There are good reasons why the English Springer Spaniel is the hunting sweetheart of the spaniel breeds. As puppiess and adults, they brim with energy, always ready for action, games or training sessions. Bright and anxious to please, they are easily trained as long as the trainer does so with a gentle hand.
As with any breed of dog, the operative word here is “train.” A Springer won’t learn the house rules all by himself. A solid education in obedience, with you as the puppy’s undisputed pack leader, is necessary to teach your Springer how to behave in his new human world. These lessons start on the day that you bring your puppy home.
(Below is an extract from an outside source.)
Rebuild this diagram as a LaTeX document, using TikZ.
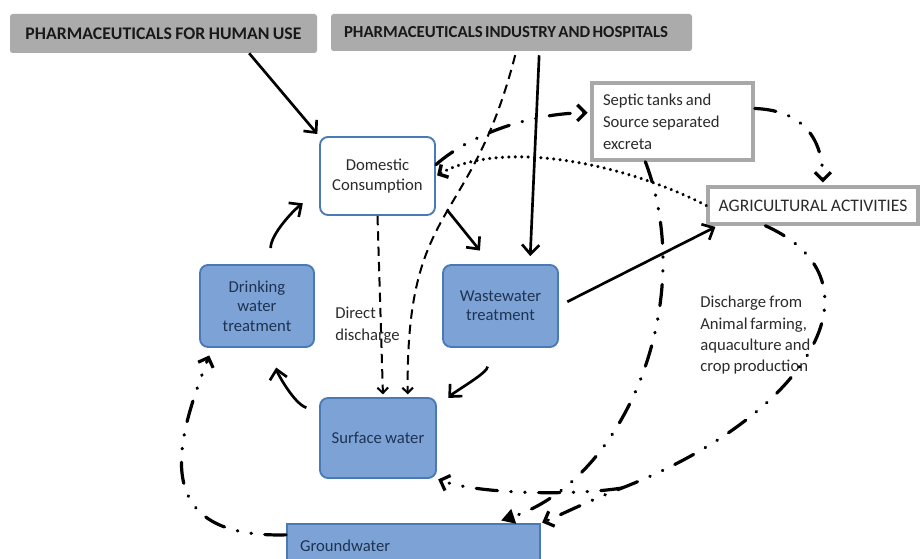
\documentclass[tikz,border=0pt]{standalone}
\usepackage{fontspec}
\setmainfont{Carlito}[WordSpace=0.85]
\newfontfamily\tightfont{Carlito}[WordSpace=0.6]
\usetikzlibrary{arrows.meta}
\definecolor{boxblue}{HTML}{7DA3D6}
\definecolor{edgeblue}{HTML}{4A7AB5}
\definecolor{hdrgray}{HTML}{ABABAB}
\definecolor{framegray}{HTML}{A8A8A8}
\definecolor{txtdark}{HTML}{2B2B2B}
\definecolor{txtblue}{HTML}{1E3252}
\begin{document}
\begin{tikzpicture}[x=0.75pt,y=-0.75pt,
  every node/.style={font=\fontsize{12.5}{14.5}\selectfont, text=txtdark},
  hdr/.style={fill=hdrgray, rounded corners=2pt, inner sep=0pt, text=black!90},
  bluebox/.style={draw=edgeblue, line width=1.4pt, fill=boxblue, rounded corners=6pt, align=center, text=txtblue, inner sep=0pt},
  whitebox/.style={draw=edgeblue, line width=1.4pt, fill=white, rounded corners=6pt, align=center, inner sep=0pt},
  framebox/.style={draw=framegray, line width=2.6pt, fill=white, inner sep=0pt},
  solidarrow/.style={line width=2pt, -{Straight Barb[length=7pt,width=13pt]}},
  dasharrow/.style={line width=1.5pt, dash pattern=on 7pt off 4.5pt, -{Straight Barb[length=4pt,width=8pt]}},
  dotarrow/.style={line width=2.6pt, line cap=round, dash pattern=on 0.01pt off 4.8pt, -{Straight Barb[length=5pt,width=11pt]}},
  ddline/.style={line width=2.4pt, line cap=round, dash pattern=on 16pt off 10pt on 0.4pt off 10pt on 0.4pt off 10pt},
  ddarrow/.style={ddline, -{Straight Barb[length=6pt,width=12pt]}},
  ddtri/.style={ddline, -{Triangle[length=10pt,width=11pt]}}
]
\fill[white] (0,0) rectangle (920,559);
\useasboundingbox (0,0) rectangle (920,559);

% nodes
\node[hdr, minimum width=230.25pt, minimum height=29.25pt, font=\fontsize{13.3}{15}\selectfont\bfseries] (hum) at (163.5,33.5) {PHARMACEUTICALS FOR HUMAN USE};
\node[hdr, minimum height=27.75pt, inner xsep=9.75pt, font=\tightfont\fontsize{12.6}{14}\selectfont\bfseries] (ind) at (511.5,32.5) {\makebox[251.25pt][l]{PHARMACEUTICALS INDUSTRY AND HOSPITALS}};
\node[whitebox, minimum width=86.25pt, minimum height=58.5pt] (dom) at (377.5,176) {Domestic\\Consumption};
\node[bluebox, minimum width=85.5pt, minimum height=61.5pt] (dwt) at (257,306) {Drinking\\water\\treatment};
\node[bluebox, minimum width=86.25pt, minimum height=61.5pt] (wwt) at (500.5,306) {Wastewater\\treatment};
\node[bluebox, minimum width=87pt, minimum height=60pt] (sw) at (378,438) {Surface water};
\node[bluebox, rounded corners=0pt, minimum height=33pt, inner xsep=9.75pt] (gw) at (413.5,546) {\makebox[170.25pt][l]{Groundwater}};
\node[framebox, minimum height=57.75pt, inner xsep=8.25pt, align=left, font=\fontsize{12.5}{16.5}\selectfont] (sep) at (672.5,121.5) {\makebox[104.25pt][l]{Septic\,tanks and}\\Source separated\\excreta};
\node[framebox, minimum width=157.5pt, minimum height=27.75pt, font=\fontsize{13.2}{15}\selectfont] (agri) at (813,205.5) {AGRICULTURAL ACTIVITIES};
\node[anchor=west, align=left, inner sep=0pt, font=\fontsize{12.5}{16.5}\selectfont] (dd) at (335,325) {Direct\\discharge};
\node[anchor=west, align=left, inner sep=0pt, font=\fontsize{12.5}{16}\selectfont] (df) at (700,335.5) {Discharge from\\Animal\,farming,\\aquaculture and\\crop production};

% solid connectors
\draw[solidarrow, shorten >=2pt] (hum.-13.5) -- (dom.north west);
\draw[solidarrow, shorten <=3pt, shorten >=6pt] (ind.-34) -- (wwt.55);
\draw[solidarrow, shorten <=13pt, shorten >=13pt] (dom.-19) -- (wwt.103);
\draw[solidarrow, shorten <=12pt, shorten >=15pt] (dwt.72) .. controls +(0,-30) and +(-25,18) .. (dom.195);
\draw[solidarrow, shorten <=10pt, shorten >=15pt] (sw.156) .. controls +(-25,-8) and +(5,25) .. (dwt.-70);
\draw[solidarrow, shorten <=14pt, shorten >=12pt] (wwt.-107) .. controls +(0,25) and +(18,-18) .. (sw.26);
\draw[solidarrow, shorten <=7pt, shorten >=2pt] (wwt.east) -- (agri.192.5);

% dashed connectors
\draw[dasharrow, shorten <=3pt, shorten >=2pt] (ind.-76) .. controls +(-46,179) and +(-2,-198) .. (sw.54);
\draw[dasharrow, shorten >=2pt] (dom.south) -- (sw.83);

% dotted connector
\draw[dotarrow, shorten >=1pt] (agri.west) .. controls +(-88,-45) and +(63,-36) .. (dom.east);

% dash-dot connectors
\draw[ddarrow, shorten >=2pt] (dom.11) .. controls +(40,-35) and +(-50,0) .. (sep.174);
\draw[ddarrow, shorten >=2pt] (sep.9.5) .. controls +(50,2) and +(0,-45) .. (agri.64);
\draw[ddtri, shorten >=6pt] (sep.-124) .. controls +(53,140) and +(132,-44) .. (gw.16.7);
\coordinate (m) at (622,488);
\draw[ddarrow, shorten >=1pt] (agri.-157) .. controls +(125,56) and +(185,-72) .. (m) .. controls +(-36,14) and +(15,-6) .. (gw.north east);
\draw[ddarrow, shorten >=1pt] (m) .. controls +(-50,8) and +(40,15) .. (sw.south east);
\draw[ddarrow, shorten >=6pt] (gw.175.5) .. controls +(-147,4) and +(-30,80) .. (dwt.-137);
\end{tikzpicture}
\end{document}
All dogs are pack animals and, as such, they need a leader. Your Springer’s first boss was his mother, and all of his early life lessons came from his mom and littermates. When he played too rough or nipped too hard, his siblings cried and stopped the game. When he got pushy or obnoxious, his mother cuffed him gently with a maternal paw. Now you have to assume that role of leader and communicate appropriate behavior in terms that his young canine mind will understand. Remember that he has no concept of our human rules; even if he did, from a canine perspective, those rules would make no sense at all!
When you start the teaching process, keep this thought uppermost: the first 20 weeks of any canine’s life are his most valuable learning time, a period when his mind is best able to soak up every lesson, both positive and negative. We’ve mentioned this already, but it’s worth repeating! Positive experiences and proper socialization during this period are critical to your puppiess future development and stability. An indisputable canine rule dictates that the amount and quality of time you invest with your Springer youngster now will determine what kind of an adult he will become. A wild dog, or a polite gentleman or lady? A well-behaved canine citizen or a naughty mischief-maker? It’s up to you.
Canine behavioral science tells us that any behavior that is rewarded will be repeated. That’s called positive reinforcement. If something good happens, like a tasty treat or hugs and kisses, a puppy will naturally want to repeat the behavior. That same research also has proven that one of the best ways to a puppy’s mind is through his stomach. Never underestimate the power of a treat! This leads to a very important puppy rule: keep your pockets full of small puppy treats at all times so that you are prepared to reinforce good behavior whenever it occurs.